The economy continued to add back jobs last month. Will that still be the case come January?
The Labor Department on Friday reported that the U.S. gained 638,000 jobs in October while the unemployment rate fell to 6.9% from 7.9%. The jobs increase was only modestly below September’s addition of 672,000 jobs. Even so, the country remains in a deep hole, with 10.1 million fewer jobs than in February, before the pandemic.
The monthly employment report, normally the most closely watched economic release on Wall Street, was overshadowed by the continued counting of votes in the election, with former Vice President Joe Biden looking increasingly certain of taking the White House. By the time the president is inaugurated in late January, there is a danger that the job market will again be deteriorating.
As in recent months, industries with some of the biggest job gains in October were those that were hit hardest in the early days of the pandemic. Retailers added 103,700 jobs to their payrolls; food services and drinking places added 192,200. Those industries are unfortunately also the ones facing some of the biggest challenges in the months ahead.
The holidays are approaching—a period when retailers typically add workers to handle the shopping rush.
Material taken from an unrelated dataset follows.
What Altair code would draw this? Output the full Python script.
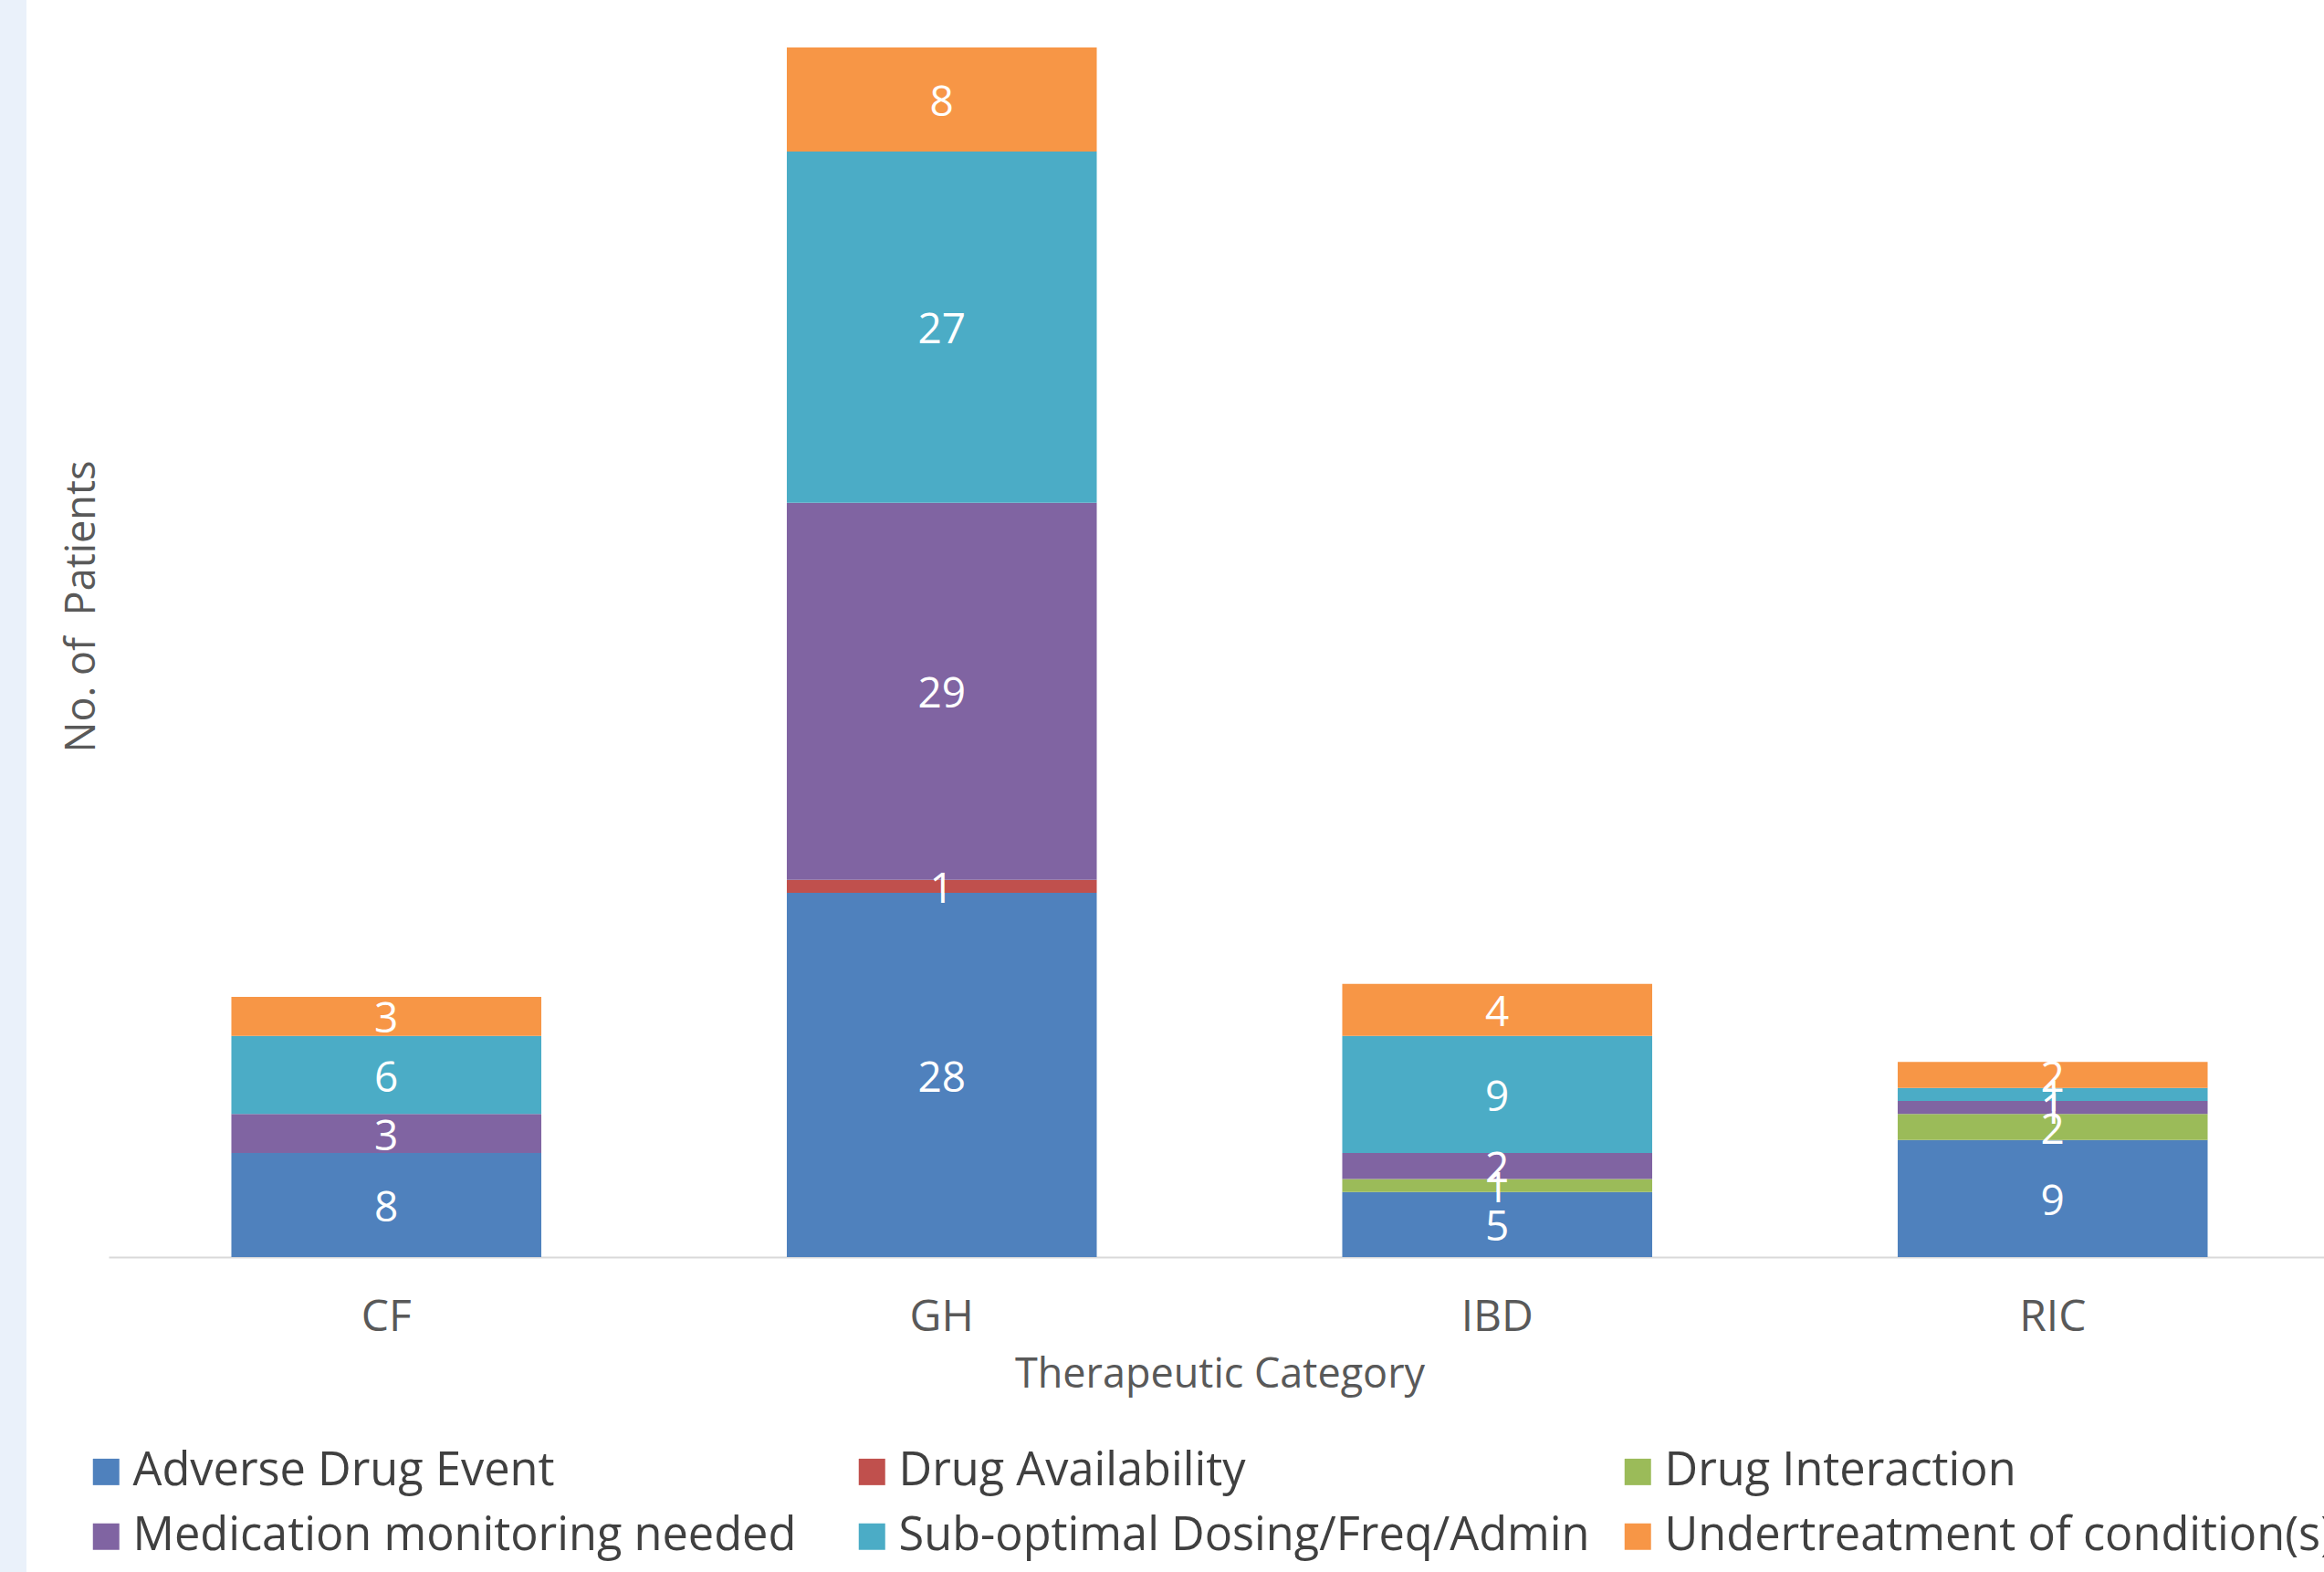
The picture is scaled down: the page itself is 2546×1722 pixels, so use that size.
import altair as alt
import pandas as pd

categories = ["CF", "GH", "IBD", "RIC"]
issue_types = [
    "Adverse Drug Event",
    "Drug Availability",
    "Drug Interaction",
    "Medication monitoring needed",
    "Sub-optimal Dosing/Freq/Admin",
    "Undertreatment of condition(s)",
]
adverse = [8, 28, 5, 9]
availability = [0, 1, 0, 0]
interaction = [0, 0, 1, 2]
monitoring = [3, 29, 2, 1]
suboptimal = [6, 27, 9, 1]
undertreatment = [3, 8, 4, 2]
colors = ["#4F81BD", "#C0504D", "#9BBB59", "#8064A2", "#4BACC6", "#F79646"]

series = [adverse, availability, interaction, monitoring, suboptimal, undertreatment]
rows = []
for k, (name, vals) in enumerate(zip(issue_types, series)):
    for cat, v in zip(categories, vals):
        rows.append({"category": cat, "issue": name, "order": k, "value": v})
df = pd.DataFrame(rows)

# legend is filled column by column: reorder so it reads row by row (3 columns)
legend_order = [0, 3, 1, 4, 2, 5]
legend_domain = [issue_types[i] for i in legend_order]
legend_range = [colors[i] for i in legend_order]

FONT = "Open Sans"

x_axis = alt.Axis(
    title="Therapeutic Category",
    labelAngle=0,
    ticks=False,
    tickSize=0,
    grid=False,
    domainColor="#D9D9D9",
    domainWidth=2,
    labelPadding=42,
    labelFontSize=48,
    labelColor="#595959",
    labelFont=FONT,
    titleFont=FONT,
    titleFontSize=45,
    titleFontWeight="normal",
    titleColor="#595959",
    titlePadding=16,
)
y_axis = alt.Axis(
    title="No. of \u00a0Patients",
    domain=False,
    ticks=False,
    labels=False,
    grid=False,
    titleFont=FONT,
    titleFontSize=45,
    titleFontWeight="normal",
    titleColor="#595959",
    titleAngle=270,
    titleX=-30,
    titleY=664,
    titleBaseline="middle",
    titleAlign="center",
)
x_scale = alt.Scale(paddingInner=0.442, paddingOuter=0.221)
y_scale = alt.Scale(domain=[0, 96.65], nice=False, zero=True)

bars = (
    alt.Chart(df)
    .transform_filter("datum.value > 0")
    .mark_bar()
    .encode(
        x=alt.X("category:N", sort=categories, scale=x_scale, axis=x_axis),
        y=alt.Y("value:Q", stack="zero", scale=y_scale, axis=y_axis),
        color=alt.Color(
            "issue:N",
            scale=alt.Scale(domain=legend_domain, range=legend_range),
            legend=alt.Legend(
                title=None,
                orient="none",
                legendX=-28,
                legendY=1587,
                columns=3,
                gridAlign="all",
                symbolType="square",
                symbolSize=841,
                symbolStrokeWidth=0,
                labelFont=FONT,
                labelFontSize=50.5,
                labelColor="#404040",
                labelOffset=4,
                labelLimit=3000,
                columnPadding=27,
                rowPadding=20,
                padding=0,
            ),
        ),
        order=alt.Order("order:Q"),
    )
)

labels = (
    alt.Chart(df)
    .transform_filter("datum.value > 0")
    .transform_stack(
        stack="value",
        groupby=["category"],
        as_=["v0", "v1"],
        sort=[alt.SortField("order", order="ascending")],
    )
    .transform_calculate(mid="(datum.v0 + datum.v1) / 2")
    .mark_text(color="white", fontSize=46, font=FONT, baseline="middle", align="center", dy=4)
    .encode(
        x=alt.X("category:N", sort=categories, scale=x_scale, axis=x_axis),
        y=alt.Y("mid:Q", scale=y_scale, axis=y_axis),
        text="value:Q",
    )
)

strip = (
    alt.Chart(pd.DataFrame({"a": [0]}))
    .mark_rect(color="#EAF1FA")
    .encode(x=alt.value(-119), x2=alt.value(-90), y=alt.value(0), y2=alt.value(1722))
)

chart = (
    alt.layer(strip, bars, labels)
    .properties(
        width=2434,
        height=1377,
        autosize=alt.AutoSizeParams(type="none"),
        padding={"left": 119, "top": 0, "right": -7, "bottom": 345},
        background="white",
        view=alt.ViewBackground(strokeWidth=0, stroke="transparent"),
    )
    .configure_view(strokeWidth=0, stroke="transparent")
    .configure_axisY(grid=False, domain=False)
    .configure_axisX(grid=False)
    .configure(font=FONT)
)

chart.save("out.html", embed_options={"renderer": "svg", "actions": False})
In the adjustments it makes for seasonal swings, the Labor Department anticipates this phenomenon, lowering the raw retail jobs figures to better capture the industry’s employment trend.
But this year, with sales down sharply and many people wary of shopping in person, that jump in hiring might not come. Smaller retailers with limited or nonexistent e-commerce operations could be especially cautious on hiring. And for those that traditionally rely heavily on holiday sales to take their businesses into the black for the year, some may be facing hard choices in January on whether to stay open.
Restaurants and bars, meanwhile, could be hindered by both colder weather, which will make outdoor dining less feasible, and the rise in Covid cases that looks likely to only worsen in the weeks ahead.
The Covid surge is a problem for other industries, too, and even if state and local authorities don’t respond to rising case-counts by tightening restrictions, it will likely lead to renewed caution on the part of many households, hurting economic activity. And though there is a chance that Congress and the White House can put together some sort of fiscal stimulus package before the end of the year, there would still be a bit of a lag before it moved the needle on the economy, or the labor market.
It has been a long election season. By Inauguration Day, the economy could be in the midst of a long and trying winter.